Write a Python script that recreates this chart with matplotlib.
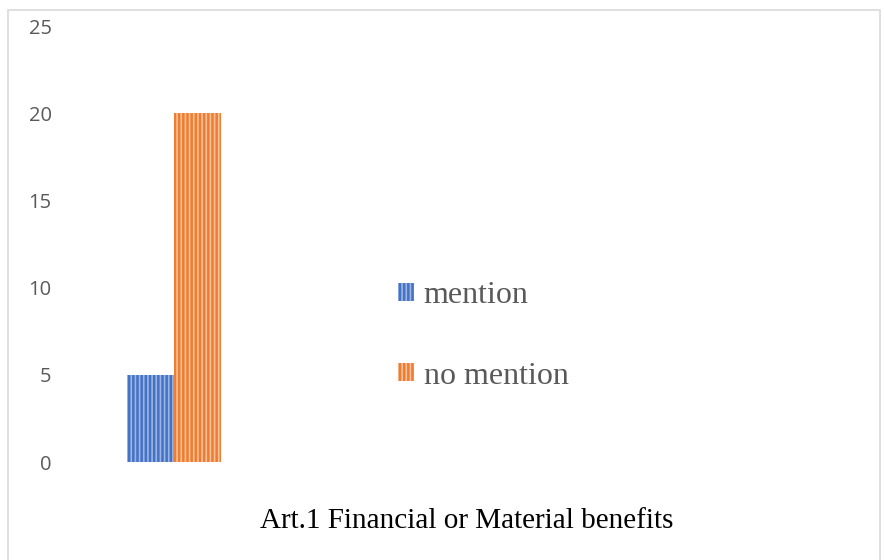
import matplotlib
matplotlib.use("Agg")
import matplotlib.pyplot as plt
from matplotlib.patches import Patch, Rectangle

plt.rcParams["hatch.linewidth"] = 1.2

category = "Art.1 Financial or Material benefits"
series = ["mention", "no mention"]
values = [5, 20]
y_ticks = [0, 5, 10, 15, 20, 25]

FACE = ["#4472C4", "#ED7D31"]
STRIPE = ["#9DB5E3", "#F7C19C"]
TEXT_GRAY = "#595959"

W, H = 885, 560
fig = plt.figure(figsize=(W / 100, H / 100), dpi=100, facecolor="white")

# outer chart border (bottom edge is cut off in the reference)
fig.patches.append(Rectangle((8 / W, -0.05), (880 - 8) / W, 1.05 - 10 / H,
                             transform=fig.transFigure, fill=False,
                             edgecolor="#D9D9D9", linewidth=1.2))

ax = fig.add_axes([60 / W, (H - 462) / H, (288 - 60) / W, (462 - 26) / H])
bar_w = 0.41
offsets = [-bar_w / 2, bar_w / 2]
for off, v, fc, sc in zip(offsets, values, FACE, STRIPE):
    ax.bar(off, v, width=bar_w, color=fc, edgecolor=sc, linewidth=0,
           hatch="||||")

ax.set_xlim(-1, 1)
ax.set_ylim(0, 25)
ax.set_yticks(y_ticks)
ax.set_xticks([])
ax.tick_params(axis="y", length=0, pad=6, labelsize=14.5, colors=TEXT_GRAY)
for lab in ax.get_yticklabels():
    lab.set_fontfamily("Open Sans")
for s in ax.spines.values():
    s.set_visible(False)

handles = [Patch(facecolor=fc, edgecolor=sc, linewidth=0, hatch="||||")
           for fc, sc in zip(FACE, STRIPE)]
leg = fig.legend(handles, series, loc="center left",
                 bbox_to_anchor=(398 / W, 1 - 336 / H), frameon=False,
                 borderpad=0, borderaxespad=0, handlelength=0.5,
                 handleheight=0.5, handletextpad=0.3, labelspacing=1.6,
                 prop={"family": "Liberation Serif", "size": 23})
for t in leg.get_texts():
    t.set_color(TEXT_GRAY)

fig.text(467 / W, 1 - 521 / H, category, ha="center", va="center",
         fontsize=21, family="Liberation Serif", color="black")

fig.savefig("out.png", dpi=100, facecolor="white")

The task:
Look for the word "matplotlib" and return every line where it occurs.

Task result:
Write a Python script that recreates this chart with matplotlib.
import matplotlib
matplotlib.use("Agg")
import matplotlib.pyplot as plt
from matplotlib.patches import Patch, Rectangle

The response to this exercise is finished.